§ GIVEN REQUEST: Quote the listing in full, exactly as given, minus any pictures.

Start of ITEMS

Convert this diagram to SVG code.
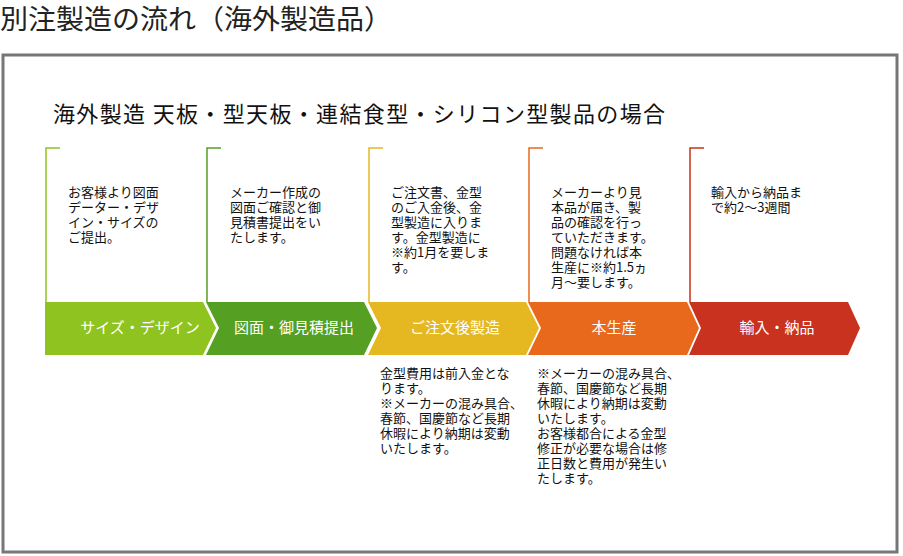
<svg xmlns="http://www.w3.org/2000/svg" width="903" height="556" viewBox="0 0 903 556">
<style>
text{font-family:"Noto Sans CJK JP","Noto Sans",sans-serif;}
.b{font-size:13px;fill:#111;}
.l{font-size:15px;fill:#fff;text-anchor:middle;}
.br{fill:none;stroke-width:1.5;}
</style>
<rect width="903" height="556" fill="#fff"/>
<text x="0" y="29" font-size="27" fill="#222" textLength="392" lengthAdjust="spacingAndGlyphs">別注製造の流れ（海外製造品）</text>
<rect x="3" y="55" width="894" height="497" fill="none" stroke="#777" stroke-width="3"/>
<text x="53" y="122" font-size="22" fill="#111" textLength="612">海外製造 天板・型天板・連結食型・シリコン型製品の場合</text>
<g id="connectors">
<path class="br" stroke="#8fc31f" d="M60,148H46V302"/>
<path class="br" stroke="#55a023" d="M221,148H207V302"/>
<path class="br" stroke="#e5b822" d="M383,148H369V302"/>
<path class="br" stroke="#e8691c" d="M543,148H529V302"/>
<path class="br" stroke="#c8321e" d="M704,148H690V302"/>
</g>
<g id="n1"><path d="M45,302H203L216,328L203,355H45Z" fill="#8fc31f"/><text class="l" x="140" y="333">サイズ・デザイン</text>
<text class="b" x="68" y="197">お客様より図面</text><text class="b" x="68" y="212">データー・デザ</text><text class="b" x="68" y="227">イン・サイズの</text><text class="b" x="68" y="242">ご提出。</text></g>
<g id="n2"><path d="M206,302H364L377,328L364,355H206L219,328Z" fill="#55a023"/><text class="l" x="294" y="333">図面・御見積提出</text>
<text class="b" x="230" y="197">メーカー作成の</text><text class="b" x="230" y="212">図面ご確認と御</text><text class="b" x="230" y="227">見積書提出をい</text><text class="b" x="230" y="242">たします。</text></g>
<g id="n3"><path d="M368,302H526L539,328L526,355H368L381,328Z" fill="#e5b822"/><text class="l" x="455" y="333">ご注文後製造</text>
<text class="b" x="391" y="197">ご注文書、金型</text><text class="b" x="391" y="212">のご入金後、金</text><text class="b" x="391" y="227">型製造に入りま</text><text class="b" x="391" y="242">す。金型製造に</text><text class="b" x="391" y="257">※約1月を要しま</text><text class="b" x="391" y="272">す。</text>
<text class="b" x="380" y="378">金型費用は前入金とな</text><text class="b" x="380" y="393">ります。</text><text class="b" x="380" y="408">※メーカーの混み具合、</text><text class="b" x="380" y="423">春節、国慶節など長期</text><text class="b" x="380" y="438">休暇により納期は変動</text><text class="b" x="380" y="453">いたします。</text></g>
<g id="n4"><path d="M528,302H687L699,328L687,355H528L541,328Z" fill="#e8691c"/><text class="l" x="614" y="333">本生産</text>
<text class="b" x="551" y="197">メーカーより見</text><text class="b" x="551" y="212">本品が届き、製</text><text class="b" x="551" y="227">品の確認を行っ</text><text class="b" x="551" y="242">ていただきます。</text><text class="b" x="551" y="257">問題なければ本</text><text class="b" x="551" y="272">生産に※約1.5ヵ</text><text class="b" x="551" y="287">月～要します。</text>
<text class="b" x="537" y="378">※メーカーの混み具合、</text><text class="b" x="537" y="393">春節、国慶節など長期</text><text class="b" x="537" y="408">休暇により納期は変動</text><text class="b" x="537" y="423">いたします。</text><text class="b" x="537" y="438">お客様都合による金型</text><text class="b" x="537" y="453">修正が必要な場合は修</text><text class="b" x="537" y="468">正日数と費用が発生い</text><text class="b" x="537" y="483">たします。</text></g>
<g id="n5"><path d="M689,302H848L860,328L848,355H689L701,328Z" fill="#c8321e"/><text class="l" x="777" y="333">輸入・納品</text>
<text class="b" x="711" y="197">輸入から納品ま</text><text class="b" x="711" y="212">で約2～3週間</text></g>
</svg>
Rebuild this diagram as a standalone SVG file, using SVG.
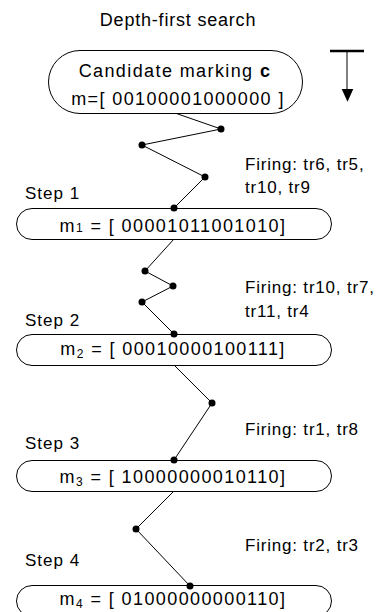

End of ITEMS

§ SOLUTION BELOW:
Convert this diagram to SVG code.
<svg xmlns="http://www.w3.org/2000/svg" width="903" height="556" viewBox="0 0 903 556">
<style>
text{font-family:"Noto Sans CJK JP","Noto Sans",sans-serif;}
.b{font-size:13px;fill:#111;}
.l{font-size:15px;fill:#fff;text-anchor:middle;}
.br{fill:none;stroke-width:1.5;}
</style>
<rect width="903" height="556" fill="#fff"/>
<text x="0" y="29" font-size="27" fill="#222" textLength="392" lengthAdjust="spacingAndGlyphs">別注製造の流れ（海外製造品）</text>
<rect x="3" y="55" width="894" height="497" fill="none" stroke="#777" stroke-width="3"/>
<text x="53" y="122" font-size="22" fill="#111" textLength="612">海外製造 天板・型天板・連結食型・シリコン型製品の場合</text>
<g id="connectors">
<path class="br" stroke="#8fc31f" d="M60,148H46V302"/>
<path class="br" stroke="#55a023" d="M221,148H207V302"/>
<path class="br" stroke="#e5b822" d="M383,148H369V302"/>
<path class="br" stroke="#e8691c" d="M543,148H529V302"/>
<path class="br" stroke="#c8321e" d="M704,148H690V302"/>
</g>
<g id="n1"><path d="M45,302H203L216,328L203,355H45Z" fill="#8fc31f"/><text class="l" x="140" y="333">サイズ・デザイン</text>
<text class="b" x="68" y="197">お客様より図面</text><text class="b" x="68" y="212">データー・デザ</text><text class="b" x="68" y="227">イン・サイズの</text><text class="b" x="68" y="242">ご提出。</text></g>
<g id="n2"><path d="M206,302H364L377,328L364,355H206L219,328Z" fill="#55a023"/><text class="l" x="294" y="333">図面・御見積提出</text>
<text class="b" x="230" y="197">メーカー作成の</text><text class="b" x="230" y="212">図面ご確認と御</text><text class="b" x="230" y="227">見積書提出をい</text><text class="b" x="230" y="242">たします。</text></g>
<g id="n3"><path d="M368,302H526L539,328L526,355H368L381,328Z" fill="#e5b822"/><text class="l" x="455" y="333">ご注文後製造</text>
<text class="b" x="391" y="197">ご注文書、金型</text><text class="b" x="391" y="212">のご入金後、金</text><text class="b" x="391" y="227">型製造に入りま</text><text class="b" x="391" y="242">す。金型製造に</text><text class="b" x="391" y="257">※約1月を要しま</text><text class="b" x="391" y="272">す。</text>
<text class="b" x="380" y="378">金型費用は前入金とな</text><text class="b" x="380" y="393">ります。</text><text class="b" x="380" y="408">※メーカーの混み具合、</text><text class="b" x="380" y="423">春節、国慶節など長期</text><text class="b" x="380" y="438">休暇により納期は変動</text><text class="b" x="380" y="453">いたします。</text></g>
<g id="n4"><path d="M528,302H687L699,328L687,355H528L541,328Z" fill="#e8691c"/><text class="l" x="614" y="333">本生産</text>
<text class="b" x="551" y="197">メーカーより見</text><text class="b" x="551" y="212">本品が届き、製</text><text class="b" x="551" y="227">品の確認を行っ</text><text class="b" x="551" y="242">ていただきます。</text><text class="b" x="551" y="257">問題なければ本</text><text class="b" x="551" y="272">生産に※約1.5ヵ</text><text class="b" x="551" y="287">月～要します。</text>
<text class="b" x="537" y="378">※メーカーの混み具合、</text><text class="b" x="537" y="393">春節、国慶節など長期</text><text class="b" x="537" y="408">休暇により納期は変動</text><text class="b" x="537" y="423">いたします。</text><text class="b" x="537" y="438">お客様都合による金型</text><text class="b" x="537" y="453">修正が必要な場合は修</text><text class="b" x="537" y="468">正日数と費用が発生い</text><text class="b" x="537" y="483">たします。</text></g>
<g id="n5"><path d="M689,302H848L860,328L848,355H689L701,328Z" fill="#c8321e"/><text class="l" x="777" y="333">輸入・納品</text>
<text class="b" x="711" y="197">輸入から納品ま</text><text class="b" x="711" y="212">で約2～3週間</text></g>
</svg>
Rebuild this diagram as a standalone SVG file, using SVG.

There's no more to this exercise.